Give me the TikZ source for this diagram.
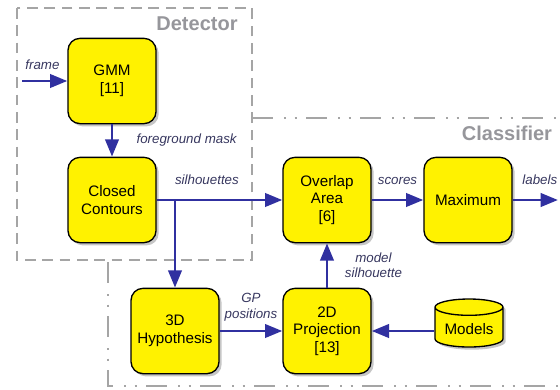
\documentclass[tikz,border=0pt]{standalone}
\usepackage{fontspec}
\setmainfont{Liberation Sans}
\usetikzlibrary{shapes.geometric,shadows,arrows.meta}
\definecolor{flowblue}{RGB}{48,48,160}
\definecolor{grpgray}{RGB}{165,165,165}
\definecolor{headgray}{RGB}{150,150,155}
\definecolor{lblcol}{RGB}{55,55,95}
\begin{document}
\begin{tikzpicture}[x=0.75pt,y=-0.75pt,
		blk/.style={draw,fill=yellow,rounded corners=9pt,line width=1pt,minimum
				width=66pt,minimum height=64pt,inner sep=2pt,align=center,
				font=\fontsize{11.4}{13.2}\selectfont,
				drop shadow={shadow xshift=2pt,shadow yshift=-2pt,opacity=0.45}},
		db/.style={draw,fill=yellow,cylinder,shape border rotate=90,aspect=0.3,
				line width=1pt,minimum width=51pt,minimum height=36pt,inner sep=2pt,
				font=\fontsize{11.4}{13.2}\selectfont,
				drop shadow={shadow xshift=2pt,shadow yshift=-2pt,opacity=0.45}},
		flw/.style={draw=flowblue,line width=2.2pt,-{Triangle[length=13pt,width=10pt]}},
		lbl/.style={font=\fontsize{10}{11.5}\selectfont\itshape,text=lblcol,align=center},
		grp/.style={draw=grpgray,line width=1.6pt},
		head/.style={font=\fontsize{15}{17}\selectfont\bfseries,text=headgray}]
	\useasboundingbox (0,0) rectangle (560,389);
	% groups
	\draw[grp,dash pattern=on 8pt off 5pt] (17,8) rectangle (252,260);
	\draw[grp,dash pattern=on 16pt off 8pt on 1.5pt off 6.5pt on 1.5pt off 7pt]
		(252,118) -- (560,118);
	\draw[grp,dash pattern=on 16pt off 8pt on 1.5pt off 6.5pt on 1.5pt off 7pt]
		(108,262) -- (108,386) -- (560,386);
	\node[head] (dettitle) at (197,24) {Detector};
	\node[head] (clstitle) at (507,133) {Classifier};
	% blocks
	\node[blk] (gmm) at (112,81) {GMM\\{[11]}};
	\node[blk] (closed) at (112,200) {Closed\\Contours};
	\node[blk] (overlap) at (327,200) {Overlap\\Area\\{[6]}};
	\node[blk] (maxi) at (468,200) {Maximum};
	\node[blk] (hyp) at (175,331) {3D\\Hypothesis};
	\node[blk] (proj) at (327,331) {2D\\Projection\\{[13]}};
	\node[db] (models) at (469,329) {Models};
	% flows
	\coordinate (in) at (22,81);
	\coordinate (out) at (558,200);
	\coordinate (br) at (hyp.north |- closed.east);
	\draw[flw] (in) -- node[lbl,above=4pt,pos=0.45] {frame} (gmm);
	\draw[flw] (gmm) -- node[lbl,anchor=west,xshift=14pt] {foreground mask} (closed);
	\draw[flw] (closed) -- node[lbl,above=7pt,pos=0.4] {silhouettes} (overlap);
	\draw[flw] (br) -- (hyp);
	\draw[flw] (hyp) -- node[lbl,above=3pt] {GP\\positions} (proj);
	\draw[flw] (models.west |- proj) -- (proj);
	\draw[flw] (proj) -- node[lbl,anchor=west,xshift=9pt] {model\\silhouette} (overlap);
	\draw[flw] (overlap) -- node[lbl,above=7pt] {scores} (maxi);
	\draw[flw] (maxi) -- node[lbl,above=7pt,pos=0.6] {labels} (out);
\end{tikzpicture}
\end{document}
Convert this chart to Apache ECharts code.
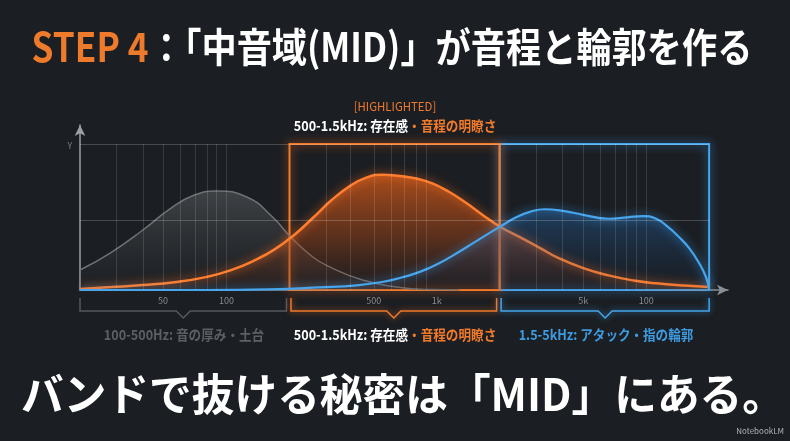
<!DOCTYPE html>
<html>
<head>
<meta charset="utf-8">
<script src="https://cdn.jsdelivr.net/npm/echarts@6/dist/echarts.min.js"></script>
<style>
  html, body { margin: 0; padding: 0; background: #1b1e22; }
  #chart { width: 790px; height: 441px; }
</style>
</head>
<body>
<div id="chart"></div>
<script>
// position along the (log-like) frequency axis: 0..100, level: 0..100
const lowBand = [
  [0, 13.7], [4.8, 25.3], [10, 41.1], [14.3, 55.5], [17.9, 64.5], [21.7, 67.8],
  [26.5, 63.7], [30.6, 50.0], [33.5, 36.3], [37.0, 22.6], [39.7, 15.8],
  [44.9, 6.8], [50.3, 2.1], [55.6, 0.3], [60.3, 0]
];
const midBand = [
  [0, 0.7], [5, 2], [10, 3.4], [15, 5.3], [20, 8.8], [24, 13.6], [28, 20.8],
  [31, 28], [34, 37.5], [37, 49.3], [40, 61.6], [43, 71.5], [45.5, 77],
  [48, 79], [50.5, 78.3], [53.5, 76.3], [56, 73], [58.7, 67.1], [61.4, 59.6],
  [64, 51.4], [66.7, 43.5], [70, 36], [73, 29], [76, 22], [80, 15], [84, 10],
  [88, 6.5], [92, 4.4], [96, 3], [100, 2.1]
];
const highBand = [
  [0, 0], [20, 0], [30, 0.5], [38, 1.8], [44, 3.2], [48, 5.5], [51, 8.4],
  [54, 12.4], [57, 18.2], [60, 25.5], [63, 33.5], [66.7, 43.2], [69.4, 50],
  [71.5, 53.5], [73.8, 55.3], [76.5, 54.4], [80, 51.5], [84, 48.8], [87, 49.8],
  [89.5, 50.6], [91.5, 49], [93.5, 43], [95.2, 36.3], [96.8, 28.8],
  [98.4, 18.5], [99.5, 8.9], [100, 0.7]
];
const bandEdges = [0, 33.3, 66.7, 100];
const xTicks = [13.2, 23.3, 46.7, 56.7, 80, 90];
const xTickLabels = ['50', '100', '500', '1k', '5k', '100'];
const gridX = [
  5.8, 10, 13.2, 15.9, 18.3, 20.2, 21.7, 23.3,
  39.2, 42.9, 46.7, 49.4, 51.6, 53.5, 55.1,
  72.5, 76.7, 80, 82.7, 85.1, 86.8, 88.4, 90
];
const gridY = [48, 100];

const titleMain = 'STEP 4';
const titleRest = '：「中音域(MID)」が音程と輪郭を作る';
const highlightTag = '[HIGHLIGHTED]';
const midHead = '500-1.5kHz: 存在感';
const midTail = '・音程の明瞭さ';
const lowLabel = '100-500Hz: 音の厚み・土台';
const highLabel = '1.5-5kHz: アタック・指の輪郭';
const footer = 'バンドで抜ける秘密は「MID」にある。';

const ORANGE = '#f07a2c';
const BLUE = '#46a5ec';
const FONT = '"Noto Sans CJK JP", "Noto Sans", sans-serif';

const chart = echarts.init(document.getElementById('chart'));

function grad(top, mid, bottom) {
  return new echarts.graphic.LinearGradient(0, 0, 0, 1, [
    { offset: 0, color: top },
    { offset: 0.55, color: mid },
    { offset: 1, color: bottom }
  ]);
}

const option = {
  backgroundColor: '#1b1e22',
  animation: false,
  grid: { left: 80, right: 62, top: 125, bottom: 151 },
  xAxis: {
    type: 'value',
    min: 0,
    max: 103,
    splitLine: { show: false },
    axisTick: { show: false },
    axisLine: {
      lineStyle: { color: '#8a9096', width: 1.5 },
      symbol: ['none', 'arrow'],
      symbolSize: [8, 11]
    },
    axisLabel: {
      customValues: xTicks,
      color: '#8a8d91',
      fontSize: 9,
      fontFamily: FONT,
      margin: 6,
      formatter: function (v) {
        const i = xTicks.indexOf(v);
        return i >= 0 ? xTickLabels[i] : '';
      }
    }
  },
  yAxis: {
    type: 'value',
    min: 0,
    max: 113,
    splitLine: { show: false },
    axisTick: { show: false },
    axisLabel: { show: false },
    axisLine: {
      show: true,
      lineStyle: { color: '#9aa0a6', width: 1.5 },
      symbol: ['none', 'arrow'],
      symbolSize: [8, 11]
    }
  },
  series: [
    {
      name: 'grid',
      type: 'line',
      data: [[0, 0]],
      showSymbol: false,
      lineStyle: { opacity: 0 },
      silent: true,
      z: 1,
      markLine: {
        silent: true,
        symbol: 'none',
        label: { show: false },
        lineStyle: { color: 'rgba(255,255,255,0.13)', width: 1, type: 'solid' },
        data: gridX.map(x => [{ coord: [x, 0] }, { coord: [x, 100] }])
          .concat(gridY.map(y => [
            { coord: [0, y], lineStyle: { color: 'rgba(255,255,255,0.2)' } },
            { coord: [100, y] }
          ]))
      }
    },
    {
      name: 'low',
      type: 'line',
      data: lowBand,
      smooth: 0.5,
      showSymbol: false,
      z: 2,
      lineStyle: { color: '#6f7275', width: 1.5 },
      areaStyle: { color: grad('rgba(130,132,135,0.5)', 'rgba(95,97,100,0.3)', 'rgba(60,62,65,0.1)') }
    },
    {
      name: 'mid',
      type: 'line',
      data: midBand,
      smooth: 0.5,
      showSymbol: false,
      z: 3,
      lineStyle: { color: '#ff7d2e', width: 2.5, shadowBlur: 10, shadowColor: 'rgba(255,110,30,0.9)' },
      areaStyle: { color: grad('rgba(244,102,24,0.95)', 'rgba(190,75,20,0.55)', 'rgba(110,45,20,0.12)') }
    },
    {
      name: 'high',
      type: 'line',
      data: highBand,
      smooth: 0.5,
      showSymbol: false,
      z: 4,
      lineStyle: { color: BLUE, width: 2.2, shadowBlur: 10, shadowColor: 'rgba(60,160,240,0.9)' },
      areaStyle: { color: grad('rgba(40,125,210,0.5)', 'rgba(30,90,160,0.25)', 'rgba(20,60,110,0.05)') }
    },
    {
      name: 'frames',
      type: 'line',
      data: [[0, 0]],
      showSymbol: false,
      lineStyle: { opacity: 0 },
      silent: true,
      z: 6,
      markArea: {
        silent: true,
        label: { show: false },
        data: [
          [
            { coord: [bandEdges[2], 0], itemStyle: { color: 'rgba(0,0,0,0)', borderColor: BLUE, borderWidth: 2, shadowBlur: 10, shadowColor: 'rgba(60,160,240,0.9)' } },
            { coord: [bandEdges[3], 100] }
          ],
          [
            { coord: [bandEdges[1], 0], itemStyle: { color: 'rgba(0,0,0,0)', borderColor: ORANGE, borderWidth: 2, shadowBlur: 10, shadowColor: 'rgba(255,110,30,0.9)' } },
            { coord: [bandEdges[2], 100] }
          ]
        ]
      }
    }
  ]
};

chart.setOption(option);

// brackets under the axis, placed from the axis scale
function px(x) { return chart.convertToPixel({ gridIndex: 0 }, [x, 0]); }
const bracketColors = ['#55585c', ORANGE, BLUE];
const glow = ['rgba(0,0,0,0)', 'rgba(255,110,30,0.8)', 'rgba(60,160,240,0.8)'];
const graphics = [];
for (let i = 0; i < 3; i++) {
  const a = px(bandEdges[i])[0] + (i === 0 ? 0 : 1.5);
  const b = px(bandEdges[i + 1])[0] - (i === 2 ? 0 : 3);
  const m = (a + b) / 2;
  const y0 = 298, y1 = 311, y2 = 318;
  graphics.push({
    type: 'polyline',
    silent: true,
    shape: { points: [[a, y0], [a, y1], [m - 7, y1], [m, y2], [m + 7, y1], [b, y1], [b, y0]] },
    style: { stroke: bracketColors[i], lineWidth: 1.5, fill: null, shadowBlur: 6, shadowColor: glow[i] }
  });
}

const labelFont = 'bold 14px ' + FONT;
graphics.push(
  {
    type: 'text', x: 392, y: 47, scaleX: 0.88,
    style: {
      text: '{o|' + titleMain + '}{w|' + titleRest + '}',
      align: 'center', verticalAlign: 'middle',
      rich: {
        o: { fill: '#ee7a2c', font: 'bold 40px ' + FONT },
        w: { fill: '#ffffff', font: 'bold 40px ' + FONT }
      }
    }
  },
  {
    type: 'text', x: 395, y: 106, scaleX: 0.95,
    style: { text: highlightTag, align: 'center', verticalAlign: 'middle', fill: ORANGE, font: '12px ' + FONT }
  },
  {
    type: 'text', x: 395, y: 126, scaleX: 0.9,
    style: {
      text: '{w|' + midHead + '}{o|' + midTail + '}',
      align: 'center', verticalAlign: 'middle',
      rich: { w: { fill: '#ffffff', font: labelFont }, o: { fill: ORANGE, font: labelFont } }
    }
  },
  {
    type: 'text', x: 70, y: 146,
    style: { text: 'Y', align: 'center', verticalAlign: 'middle', fill: '#7a7e83', font: '9px ' + FONT }
  },
  {
    type: 'text', x: 184, y: 335, scaleX: 0.9,
    style: { text: lowLabel, align: 'center', verticalAlign: 'middle', fill: '#5c5f63', font: labelFont }
  },
  {
    type: 'text', x: 395, y: 335, scaleX: 0.9,
    style: {
      text: '{w|' + midHead + '}{o|' + midTail + '}',
      align: 'center', verticalAlign: 'middle',
      rich: { w: { fill: '#ffffff', font: labelFont }, o: { fill: ORANGE, font: labelFont } }
    }
  },
  {
    type: 'text', x: 606, y: 335, scaleX: 0.9,
    style: { text: highLabel, align: 'center', verticalAlign: 'middle', fill: '#3d9be0', font: labelFont }
  },
  {
    type: 'text', x: 403, y: 394, scaleX: 0.97,
    style: { text: footer, align: 'center', verticalAlign: 'middle', fill: '#ffffff', font: 'bold 44px ' + FONT }
  },
  {
    type: 'text', x: 784, y: 431,
    style: { text: 'NotebookLM', align: 'right', verticalAlign: 'middle', fill: '#b0b3b7', font: '8px ' + FONT }
  }
);

chart.setOption({ graphic: graphics });
</script>
</body>
</html>
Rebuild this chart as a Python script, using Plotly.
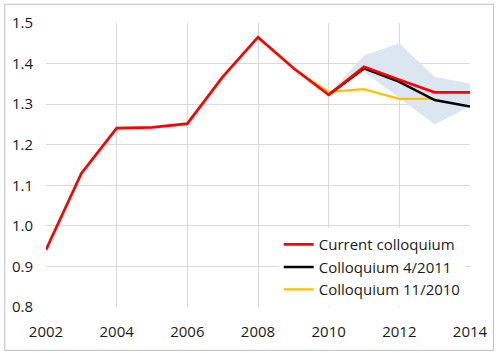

****************

Written problem. Show every line from the entries above in which the word "this" appears.

Worked solution.
Give me the TikZ source for this diagram.
Convert this chart to Apache ECharts code.
Rebuild this chart as a Python script, using Plotly.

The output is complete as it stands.